When I wrote 64-bit integer support for 4.xBSD, I used a slightly
modified version of Knuth's "Program D" (vol 2, 2nd ed., section
4.3.1, pp. 257--259) to compute "long long dividend / long long
divisor", giving both a quotient and a remainder. But GCC wants
to call this as __divdi3() for quotient only, and __moddi3() for
remainder only. (Note that the C compiler has already dictated
the form of the names of the support routines, and used these double
underscores.) What should I name my "divide giving both quotient
AND remainder" function so that I can call it from __divdi3 and
__moddi3 as needed?
If I used a name like "qdivrem", I would be taking a name that is
reserved to *you*, the programmer(s) writing programs in C.
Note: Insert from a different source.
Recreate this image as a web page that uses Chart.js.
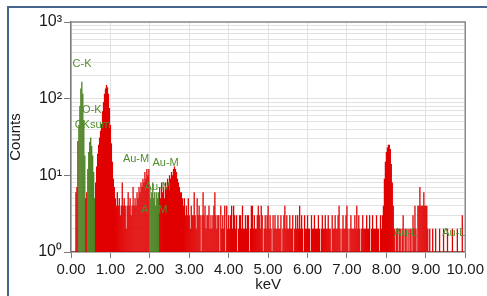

Fortunately, I have a name-space reserved to *me* -- the implementor
-- so I can just name the function __qdivrem(), which is what I
did.
If "application programmers" use only "their" names, and "implementation
programmers" keep to theirs, neither group will ever "step on" the
other by mistake.
Note that this leaves "third-party library" writers in a bit of a
bind. If you are writing, say, a new compression library, or
routines to do Fourier transforms, or a matrix library, or any
other reasonably "package-able" set of routines, what names can
*you* use without colliding with either the implementor or the
application programmer? You are stuck -- there is no name space
reserved to you. The best you can do, which actually turns out to
be pretty good (at least in C99 where the annoying "six monocase
characters" restriction is gone), is to pick a prefix in the "user"
(application programmer, "not-implementor") name space, and attach
that to everything you write. An end-user who wants to use your
library can simply avoid using that prefix. If you go with at
least two or three letters, it will probably not be too annoying.